Was there any commercial (or maybe even Homebrew) games on 90's unix workstations? I just love the aesthetic and comfyness of this machines. Did anyone made some games for them? I'm talking not about ports of doom, wolf3d and shit like, but about unique games designed specifically for this platforms and utilizing their power.
>>4175369
Many of the early Unix distros had a /games directory but I think these were games designed to be played at a (text) terminal. They had stuff like: Rouge, Zork, Trek, Hunt the Wumpus, Chess, word games, etc.
SGI workstations were used extensively in the entertainment industry throughout the 90s. Including game development. They were used for rendering, motion capture and maybe general software development.
I seem to recall game source code being discovered on used SGI workstations.
Turok maybe? I don't remember exactly.
As a (general) rule workstations are for work, but that work might include producing entertainment. They're not targeted for playing games. That's not to say they haven't been used for games.
Quake was made on an SGI, I believe.
>>4175431
Wasnt it a NeXT?
>>4175425
>Rouge
Every time.
>>4175570
That was Doom.
>>4175369
>I'm talking not about ports of doom, wolf3d and shit like
then no
>>4175431
It was made not for workstation, but for in pc. And I'm talking about games made for risc Unix machine
>>4176115
Not related.
But the NeXT version of Doom was definitive for a long time. Obviously it was never commercially released.
>>4175425
Muh gaymes
>>4176376
how come some variants of bsd games don't come with rogue
i know openbsd doesn't have it because of unclear licensing but at least it has hack
>>4176376
BSDGames are really patrician tier. I recently finished zork trilogy on my Emacs(malyon-mode - z machine for Emacs). Are there port of all bsd games for Emacs (especially including cave adventure, this shit about Star Trek, shit about air traffic, this fantasy rpg shit, Battlestar shit and of course rogue). Are there good way to play roguelike games from my Emacs?
>>4176379
Maybe because it's not BSD, it's just based on System V with some features from BSD
bumping for interest
>>4176376
>cd usr
>cd games
cd usr/games
Why are you so inefficient?
>>4178549
I couldn't recall what keyboard layout I was on, it was more efficient than blindly finding slash, just to take one picture.
Checkmate atheists.
>>4178549
or even better, instead of always going to /usr/games create a softlink in your $HOME pointing towards /usr/games
> ln -sf /usr/games mygames
OOOOOR add /usr/games to your $PATH by placing the following at the end of your .bash_profile ( or .profile )

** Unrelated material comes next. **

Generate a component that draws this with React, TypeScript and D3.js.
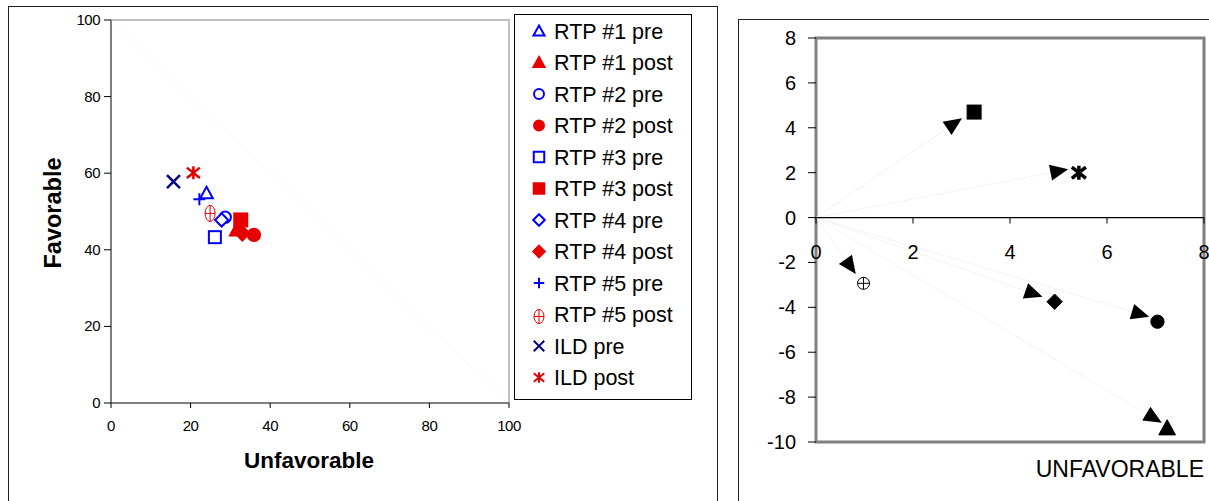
import React from "react";
import * as d3 from "d3";

const W = 1209;
const H = 501;

// groups in legend order (pre / post pairs)
const groups = ["RTP #1", "RTP #2", "RTP #3", "RTP #4", "RTP #5", "ILD"];
const preUnfav = [24.0, 28.7, 26.1, 27.8, 22.2, 15.7];
const preFav = [54.8, 48.5, 43.3, 47.8, 53.2, 57.8];
const postUnfav = [31.6, 35.9, 32.6, 33.0, 24.9, 20.7];
const postFav = [45.2, 43.9, 47.8, 44.3, 49.5, 60.1];

// change chart (right)
const changeUnfav = [7.24, 7.04, 3.26, 4.92, 0.98, 5.42];
const changeFav = [-9.38, -4.64, 4.7, -3.75, -2.93, 2.0];
const arrowUnfav = [7.13, 6.87, 3.01, 4.67, 0.82, 5.2];
const arrowFav = [-9.14, -4.42, 4.42, -3.53, -2.52, 2.15];

const leftTicks = [0, 20, 40, 60, 80, 100];
const rightXTicks = [0, 2, 4, 6, 8];
const rightYTicks = [8, 6, 4, 2, 0, -2, -4, -6, -8, -10];

const preShapes = ["triangle", "circle", "square", "diamond", "plus", "x"];
const postShapes = ["triangle", "circle", "square", "diamond", "crosscircle", "asterisk"];
const changeShapes = ["triangle", "circle", "square", "diamond", "crosscircle", "asterisk"];

const BLUE = "#0000ff";
const NAVY = "#000080";
const RED = "#e60000";
const FONT = "Liberation Sans, Arial, sans-serif";

type MProps = { shape: string; x: number; y: number; s: number; color: string; filled: boolean; sw?: number; oval?: number };

function Marker({ shape, x, y, s, color, filled, sw = 2, oval = 1 }: MProps) {
  const h = s / 2;
  const fill = filled ? color : "none";
  let el: React.ReactNode = null;
  if (shape === "triangle") {
    el = <path d={`M0,${-h * 1.05}L${h * 1.05},${h * 0.85}L${-h * 1.05},${h * 0.85}Z`} fill={filled ? color : "white"} stroke={color} strokeWidth={sw} strokeLinejoin="miter" />;
  } else if (shape === "circle") {
    el = <circle r={h * 0.95} fill={filled ? color : "white"} stroke={color} strokeWidth={sw} />;
  } else if (shape === "square") {
    el = <rect x={-h} y={-h} width={s} height={s} fill={filled ? color : "white"} stroke={color} strokeWidth={sw} />;
  } else if (shape === "diamond") {
    const d = h * 1.1;
    el = <path d={`M0,${-d}L${d},0L0,${d}L${-d},0Z`} fill={filled ? color : "white"} stroke={color} strokeWidth={sw} />;
  } else if (shape === "plus") {
    el = <path d={`M${-h},0H${h}M0,${-h}V${h}`} stroke={color} strokeWidth={sw} fill="none" />;
  } else if (shape === "x") {
    el = <path d={`M${-h},${-h}L${h},${h}M${h},${-h}L${-h},${h}`} stroke={color} strokeWidth={sw} fill="none" />;
  } else if (shape === "asterisk") {
    el = <path d={`M${-h},${-h * 0.8}L${h},${h * 0.8}M${h},${-h * 0.8}L${-h},${h * 0.8}M0,${-h}V${h}`} stroke={color} strokeWidth={sw} fill="none" />;
  } else if (shape === "crosscircle") {
    const rx = h / oval;
    const ry = h;
    el = (
      <g fill="none" stroke={color} strokeWidth={1}>
        <ellipse rx={rx} ry={ry} fill="white" />
        <path d={`M${-rx},0H${rx}M0,${-ry}V${ry}`} />
      </g>
    );
  }
  return <g transform={`translate(${x},${y})`} fill={fill}>{el}</g>;
}

function LeftChart() {
  const x = d3.scaleLinear().domain([0, 100]).range([111, 509]);
  const y = d3.scaleLinear().domain([0, 100]).range([403, 20]);
  const legendRowY = (i: number) => 31 + i * 31.5;
  const legendItems = groups.flatMap((g, i) => [
    { label: `${g} pre`, shape: preShapes[i], color: i === 5 ? NAVY : BLUE, filled: false },
    { label: `${g} post`, shape: postShapes[i], color: RED, filled: i < 4 },
  ]);
  return (
    <g>
      <rect x={8.5} y={6.5} width={709} height={520} fill="white" stroke="#222" strokeWidth={1} />
      {/* plot area border */}
      <path d={`M${x(0)},${y(100)}H${x(100)}V${y(0)}`} fill="none" stroke="#c0c0c0" strokeWidth={2} />
      <line x1={x(0)} y1={y(100)} x2={x(100)} y2={y(0)} stroke="#f6f6f6" strokeWidth={1} />
      {/* axes */}
      <line x1={x(0)} y1={y(0)} x2={x(0)} y2={y(100)} stroke="#000" strokeWidth={1} />
      <line x1={x(0)} y1={y(0)} x2={x(100)} y2={y(0)} stroke="#000" strokeWidth={1} />
      {leftTicks.map((t) => (
        <g key={"y" + t}>
          <line x1={x(0) - 7} x2={x(0)} y1={y(t)} y2={y(t)} stroke="#000" />
          <text x={100} y={y(t) + 5} textAnchor="end" fontFamily={FONT} fontSize={15} letterSpacing={-0.5}>{t}</text>
        </g>
      ))}
      {leftTicks.map((t) => (
        <g key={"x" + t}>
          <line x1={x(t)} x2={x(t)} y1={y(0)} y2={y(0) + 5} stroke="#000" />
          <text x={x(t)} y={431} textAnchor="middle" fontFamily={FONT} fontSize={15} letterSpacing={-0.5}>{t}</text>
        </g>
      ))}
      <text x={309} y={468} textAnchor="middle" fontFamily={FONT} fontSize={22.5} fontWeight="bold">Unfavorable</text>
      <text transform={`translate(61,213) rotate(-90)`} textAnchor="middle" fontFamily={FONT} fontSize={23.5} fontWeight="bold">Favorable</text>
      {/* points */}
      {groups.map((g, i) => (
        <Marker key={"pre" + g} shape={preShapes[i]} x={x(preUnfav[i])} y={y(preFav[i])} s={i === 5 ? 13 : 12} color={i === 5 ? NAVY : BLUE} filled={false} sw={i === 5 ? 2.5 : 2} />
      ))}
      {groups.map((g, i) => (
        <Marker key={"post" + g} shape={postShapes[i]} x={x(postUnfav[i])} y={y(postFav[i])} s={i === 5 ? 13 : i === 4 ? 16 : 13} color={RED} filled={i < 4} sw={i === 5 ? 2.5 : 2} oval={1.6} />
      ))}
      {/* legend */}
      <rect x={514.5} y={14.5} width={177} height={385} fill="white" stroke="#000" strokeWidth={1} />
      {legendItems.map((d, i) => (
        <g key={d.label}>
          <Marker shape={d.shape} x={539} y={legendRowY(i) + (d.shape === "crosscircle" ? 2 : 0)} s={d.shape === "crosscircle" ? 14 : 10.5} color={d.color} filled={d.filled} sw={2} oval={1.4} />
          <text x={554} y={legendRowY(i) + 7.5} fontFamily={FONT} fontSize={21.5}>{d.label}</text>
        </g>
      ))}
    </g>
  );
}

function RightChart() {
  const x = d3.scaleLinear().domain([0, 8]).range([816, 1204]);
  const y = d3.scaleLinear().domain([-10, 8]).range([442, 38]);
  const ox = x(0);
  const oy = y(0);
  return (
    <g>
      <rect x={738.5} y={19.5} width={500} height={520} fill="white" stroke="#222" strokeWidth={1} />
      <rect x={x(0)} y={y(8)} width={x(8) - x(0)} height={y(-10) - y(8)} fill="white" stroke="#808080" strokeWidth={3} />
      {/* arrow lines from origin */}
      {arrowUnfav.map((v, i) => (
        <line key={"l" + i} x1={ox} y1={oy} x2={x(v)} y2={y(arrowFav[i])} stroke="#f3f3f3" strokeWidth={1} />
      ))}
      <line x1={x(0)} x2={x(8)} y1={oy} y2={oy} stroke="#000" strokeWidth={1.2} />
      {rightYTicks.map((t) => (
        <g key={"y" + t}>
          <line x1={x(0) - 8} x2={x(0)} y1={y(t)} y2={y(t)} stroke="#000" />
          <text x={796} y={y(t) + 7} textAnchor="end" fontFamily={FONT} fontSize={20}>{t}</text>
        </g>
      ))}
      {rightXTicks.map((t) => (
        <g key={"x" + t}>
          <line x1={x(t)} x2={x(t)} y1={oy} y2={oy + 6} stroke="#000" />
          <text x={x(t)} y={259} textAnchor="middle" fontFamily={FONT} fontSize={20}>{t}</text>
        </g>
      ))}
      <text x={1204} y={477} textAnchor="end" fontFamily={FONT} fontSize={23}>UNFAVORABLE</text>
      {/* arrowheads */}
      {arrowUnfav.map((v, i) => {
        const tx = x(v);
        const ty = y(arrowFav[i]);
        const a = (Math.atan2(ty - oy, tx - ox) * 180) / Math.PI;
        return (
          <path key={"a" + i} transform={`translate(${tx},${ty}) rotate(${a})`} d="M0,0L-18,-8L-18,8Z" fill="#000" />
        );
      })}
      {changeUnfav.map((v, i) => (
        <Marker key={"c" + i} shape={changeShapes[i]} x={x(v)} y={y(changeFav[i])} s={changeShapes[i] === "triangle" ? 16 : changeShapes[i] === "crosscircle" ? 12 : 14} color="#000" filled={changeShapes[i] !== "crosscircle"} sw={changeShapes[i] === "asterisk" ? 3.5 : 1} />
      ))}
    </g>
  );
}

export default function App() {
  return (
    <svg width={W} height={H} style={{ position: "absolute", left: 0, top: 0, background: "white" }}>
      <rect width={W} height={H} fill="white" />
      <LeftChart />
      <RightChart />
    </svg>
  );
}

> export $PATH=$PATH:/usr/games
>>4178762
nice pleb method
cd `find / -name games | grep /usr/games`
>>4178762
Uhm, games are always linked in sbin. In pretty much any *NIX system that came with them default.
So just remember what you want to play.
>>4178854
>games are always linked in sbin.
>sbin
>plz run this cool minesweeper game as root!
>>4179438
It was a different time.
>>4175369
I want that computer gray PS2 slim.
>>4180141
Do you not know that sbin is the superuser binaries directory?
It's only in the path of the root user by default.
>>4180113 is right, though, it was a different time, when passwords were blank and security was to stop pranks like changing "user login" to "luser login"
So. Anybody else ever played World? It's an old *nix text adventure, which I guess was kind of based on the Jack Chalker Well-World concept, where this alien world is divided up into different environments to hold alien species from multiple worlds.
I first ran into in the 90s as an .arc file of c code, but I gather it was way older than that.
Did someone here pick up a $5 UNIX box at VCF West? They were stacked like cordwood.
>>4176376
What system is that?
>>4180269
Well, unless somebody was a joker I'd say it must be running AUX, probably on a 68040 cpu, Check out the system name, AUX040, on the terminal.